**To do:** In the listing below, find every line with the string "size" and pull it out.

══ Data section

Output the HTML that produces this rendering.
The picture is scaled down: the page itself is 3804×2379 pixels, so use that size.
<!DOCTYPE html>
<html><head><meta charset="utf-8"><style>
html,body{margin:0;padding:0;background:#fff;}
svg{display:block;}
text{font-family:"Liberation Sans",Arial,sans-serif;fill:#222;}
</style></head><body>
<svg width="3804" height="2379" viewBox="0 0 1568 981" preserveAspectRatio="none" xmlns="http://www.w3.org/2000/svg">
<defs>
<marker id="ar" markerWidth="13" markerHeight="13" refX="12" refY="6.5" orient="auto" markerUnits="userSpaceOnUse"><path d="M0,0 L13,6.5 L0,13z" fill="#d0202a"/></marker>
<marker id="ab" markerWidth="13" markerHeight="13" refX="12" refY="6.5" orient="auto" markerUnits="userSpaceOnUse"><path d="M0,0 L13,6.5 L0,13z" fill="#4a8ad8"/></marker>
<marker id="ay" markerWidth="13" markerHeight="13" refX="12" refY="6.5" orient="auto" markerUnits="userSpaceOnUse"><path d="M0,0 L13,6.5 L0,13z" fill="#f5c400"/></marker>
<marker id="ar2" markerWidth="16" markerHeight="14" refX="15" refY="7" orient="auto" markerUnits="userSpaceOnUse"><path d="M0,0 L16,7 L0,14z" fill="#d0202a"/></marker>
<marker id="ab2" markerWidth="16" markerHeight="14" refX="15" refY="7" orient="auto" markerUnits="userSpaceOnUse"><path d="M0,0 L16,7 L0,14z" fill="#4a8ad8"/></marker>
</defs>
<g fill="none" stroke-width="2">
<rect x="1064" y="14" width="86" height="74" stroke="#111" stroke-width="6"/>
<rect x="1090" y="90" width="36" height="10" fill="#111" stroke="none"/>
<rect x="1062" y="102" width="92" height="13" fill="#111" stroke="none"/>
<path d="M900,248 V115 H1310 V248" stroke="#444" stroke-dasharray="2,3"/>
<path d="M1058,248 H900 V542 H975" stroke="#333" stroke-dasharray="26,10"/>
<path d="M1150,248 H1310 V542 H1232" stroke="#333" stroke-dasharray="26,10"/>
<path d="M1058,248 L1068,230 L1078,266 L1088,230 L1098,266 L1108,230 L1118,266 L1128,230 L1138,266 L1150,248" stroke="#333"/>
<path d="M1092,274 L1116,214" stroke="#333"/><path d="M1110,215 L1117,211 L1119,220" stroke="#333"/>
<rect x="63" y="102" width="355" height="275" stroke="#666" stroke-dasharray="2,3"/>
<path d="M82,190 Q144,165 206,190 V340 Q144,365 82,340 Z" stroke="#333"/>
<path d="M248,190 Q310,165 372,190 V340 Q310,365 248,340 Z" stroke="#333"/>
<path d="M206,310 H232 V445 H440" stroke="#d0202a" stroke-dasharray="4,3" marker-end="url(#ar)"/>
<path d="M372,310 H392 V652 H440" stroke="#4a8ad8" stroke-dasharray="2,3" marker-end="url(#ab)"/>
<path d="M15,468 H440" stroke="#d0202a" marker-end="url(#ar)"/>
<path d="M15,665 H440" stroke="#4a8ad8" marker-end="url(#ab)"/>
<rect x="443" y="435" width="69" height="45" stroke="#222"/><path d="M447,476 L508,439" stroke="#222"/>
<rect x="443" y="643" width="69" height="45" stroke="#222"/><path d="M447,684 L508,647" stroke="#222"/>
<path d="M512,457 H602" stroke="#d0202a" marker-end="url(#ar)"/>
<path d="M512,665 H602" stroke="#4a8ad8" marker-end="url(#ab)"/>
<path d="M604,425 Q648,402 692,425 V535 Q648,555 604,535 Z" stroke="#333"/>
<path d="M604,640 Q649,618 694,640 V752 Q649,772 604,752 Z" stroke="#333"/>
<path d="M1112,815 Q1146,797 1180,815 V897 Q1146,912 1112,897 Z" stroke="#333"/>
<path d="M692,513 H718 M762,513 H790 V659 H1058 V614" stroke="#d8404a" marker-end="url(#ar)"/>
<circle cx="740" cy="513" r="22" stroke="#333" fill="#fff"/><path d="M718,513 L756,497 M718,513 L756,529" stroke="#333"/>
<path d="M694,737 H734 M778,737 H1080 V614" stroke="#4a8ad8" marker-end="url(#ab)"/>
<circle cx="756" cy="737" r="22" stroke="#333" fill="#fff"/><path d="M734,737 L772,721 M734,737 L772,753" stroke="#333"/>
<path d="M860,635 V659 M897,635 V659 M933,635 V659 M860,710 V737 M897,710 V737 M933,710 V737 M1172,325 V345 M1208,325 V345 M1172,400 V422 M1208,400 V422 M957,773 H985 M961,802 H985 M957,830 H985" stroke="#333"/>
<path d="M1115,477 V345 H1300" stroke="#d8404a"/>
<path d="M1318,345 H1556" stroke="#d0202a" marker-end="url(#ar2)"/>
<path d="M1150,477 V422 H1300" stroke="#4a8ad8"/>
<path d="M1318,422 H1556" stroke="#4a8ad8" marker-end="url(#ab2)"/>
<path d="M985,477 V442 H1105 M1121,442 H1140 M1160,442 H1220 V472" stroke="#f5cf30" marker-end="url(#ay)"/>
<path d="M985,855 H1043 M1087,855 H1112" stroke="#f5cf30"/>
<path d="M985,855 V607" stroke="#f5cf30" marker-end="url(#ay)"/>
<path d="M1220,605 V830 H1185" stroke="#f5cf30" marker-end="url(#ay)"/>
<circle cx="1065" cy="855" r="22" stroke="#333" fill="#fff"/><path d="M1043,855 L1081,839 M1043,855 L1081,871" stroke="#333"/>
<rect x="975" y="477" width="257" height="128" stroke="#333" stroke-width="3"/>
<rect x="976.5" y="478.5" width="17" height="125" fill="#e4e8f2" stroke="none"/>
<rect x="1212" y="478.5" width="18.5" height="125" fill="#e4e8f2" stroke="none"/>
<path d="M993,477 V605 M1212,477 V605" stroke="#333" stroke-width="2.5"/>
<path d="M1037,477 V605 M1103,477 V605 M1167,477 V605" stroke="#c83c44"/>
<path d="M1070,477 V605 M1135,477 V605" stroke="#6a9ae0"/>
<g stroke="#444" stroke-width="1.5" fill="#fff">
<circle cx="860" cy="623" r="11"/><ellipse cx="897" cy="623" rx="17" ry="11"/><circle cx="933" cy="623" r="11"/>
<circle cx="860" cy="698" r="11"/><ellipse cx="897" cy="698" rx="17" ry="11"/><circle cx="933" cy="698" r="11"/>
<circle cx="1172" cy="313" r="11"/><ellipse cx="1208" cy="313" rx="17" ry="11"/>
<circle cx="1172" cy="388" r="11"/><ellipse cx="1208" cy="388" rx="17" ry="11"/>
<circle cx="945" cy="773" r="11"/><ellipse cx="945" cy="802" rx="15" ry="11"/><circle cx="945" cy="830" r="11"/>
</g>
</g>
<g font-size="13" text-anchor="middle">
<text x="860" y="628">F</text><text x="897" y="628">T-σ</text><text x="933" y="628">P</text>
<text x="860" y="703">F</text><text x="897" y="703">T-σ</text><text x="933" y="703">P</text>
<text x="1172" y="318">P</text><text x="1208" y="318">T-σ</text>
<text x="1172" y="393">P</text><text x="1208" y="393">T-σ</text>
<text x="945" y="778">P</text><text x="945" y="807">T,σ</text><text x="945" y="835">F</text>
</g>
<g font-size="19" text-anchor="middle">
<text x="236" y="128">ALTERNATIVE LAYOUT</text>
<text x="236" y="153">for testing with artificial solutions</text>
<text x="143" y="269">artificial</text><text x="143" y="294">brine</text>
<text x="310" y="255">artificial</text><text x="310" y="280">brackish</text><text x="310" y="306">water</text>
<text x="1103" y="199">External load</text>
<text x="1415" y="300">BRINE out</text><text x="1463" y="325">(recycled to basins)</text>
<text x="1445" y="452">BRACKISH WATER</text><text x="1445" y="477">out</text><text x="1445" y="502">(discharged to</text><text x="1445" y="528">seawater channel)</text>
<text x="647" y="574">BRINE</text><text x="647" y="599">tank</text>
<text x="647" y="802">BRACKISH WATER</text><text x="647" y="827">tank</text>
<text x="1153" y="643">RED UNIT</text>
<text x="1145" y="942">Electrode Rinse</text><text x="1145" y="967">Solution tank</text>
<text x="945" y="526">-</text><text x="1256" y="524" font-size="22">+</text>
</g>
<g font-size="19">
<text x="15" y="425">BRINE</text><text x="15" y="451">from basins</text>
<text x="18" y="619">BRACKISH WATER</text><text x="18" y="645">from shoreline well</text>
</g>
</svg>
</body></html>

════

**Solution for this exercise:**
The picture is scaled down: the page itself is 3804×2379 pixels, so use that size.
<g font-size="13" text-anchor="middle">
<g font-size="19" text-anchor="middle">
<text x="945" y="526">-</text><text x="1256" y="524" font-size="22">+</text>
<g font-size="19">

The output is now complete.